An artist friend, Anna, told me – making resolute eye contact – that I need to electrify the apparently drab color palette I have allowed myself to succumb to. We were having an “art day,” which means we get together on her covered patio with Molly, her incredibly cute dog, chat for awhile, have a coffee, spend way too long getting our works space and materials set up, and try our damndest to advance our current projects while sort of cheering each other on. Anna was flinging colors around on a silk canvas in wide bars so vivid you could have mistaken it for a black-light luminescence poster we all know from our teenage years or stoner friends. I, five feet away, was scribbling blue ink into a tiny patch of bare canvas and diluting it with medium-heavy titanium white, carefully planning which color will come next, wincing at the surface like a math problem. I wasn’t having any fun with that, and predictably, I found myself staring at the colors an hour later and wondering how I had come up with such a stereotypical, elementary pairing of orange and blue without much else going on. Anna was right, I think, as she hands me a white wine spritzer (choice Art Day drink – or we are just women-around-thirty). My color capabilities have become flabby. Glug.
It’s true. It is difficult to break out of a comfortable palette. I often work with charcoal directly applied to wet paint, and vice-versa, which can end up “graying” the overall tone of the piece, and that dullness has radiated to much of my past and recent work. I am also stingy with the paint I buy, and certain hues are simply not as bright as others, especially in the blue family, I have found.

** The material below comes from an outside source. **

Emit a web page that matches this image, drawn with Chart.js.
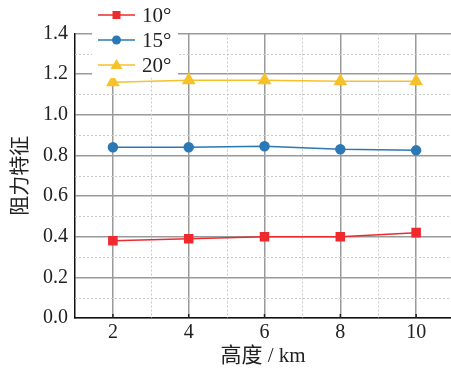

In any case, it’s time to break out of the shell and work out a little color theory of my own, something I have always sort of struggled with.

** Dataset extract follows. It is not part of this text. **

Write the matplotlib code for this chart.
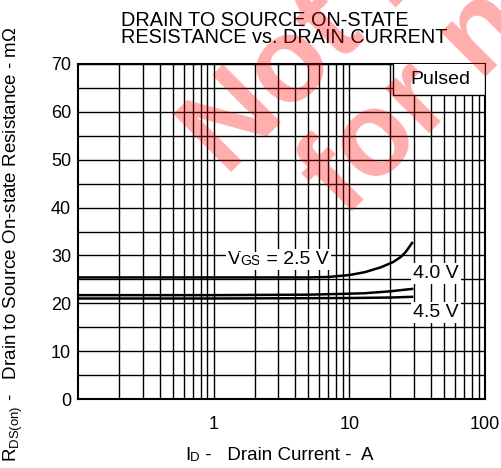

It seems that in the past color has been an afterthought in some of my bigger compositions. I have traditionally been more concerned with the technical process, and color resulted as a product of that formal progress. These days, however, I want to unleash those aspects of color that can deepen the effect of a composition. That kind of skill takes practice for a charcoal-clutcher like yours truly. In France years ago, I picked up a copy of Kandinsky’s “Du spirituel dans l’art,” or “Concerning Spirituality in Art.” His theoretical writing on color claims that color has a physical effect on the eye and thus the brain, and a secondary “resonating” effect with the heart, creating a spiritual experience. I can appreciate how the wavelengths of color physically alter the pigments in the eye’s retina, stimulating optical neurons which in turn alter brain chemistry. I’m interested also not necessarily in the “spirituality” of color – being way way secular or mostly agnostic – but Kandinsky’s “resonance” is a compelling concept. My question: can I make my art resonate more with a more trained, intuitive sense of color, or my own color spectrum lexicon?
Calisthenics refers to a practice or study, usually repetitious, of movements or techniques designed to ease/improve function. In kung fu, every practice session begins with calisthenics of the large and small muscles, the joints, etc. This helps the martial artist relax, loosen up, achieve the tone required to practice or perform well. There is a sort of analog to this in art. I believe the only way to improve or change is to be prolific. “Gong fu,” in fact literally means nothing more than “mastery or improvement through hard work.” Search online for color exercises for painters and you will find a litany of banal color wheel and chart lessons. I am more interested in playing for now, though – being as flexible as I can and stretching out my color sensibilities as far as they can comfortably (or uncomfortably) go. My color calisthenic exercises will last no more than an hour apiece, focusing on risk taking with minimal commitment to representation or cohesive, rational compositions.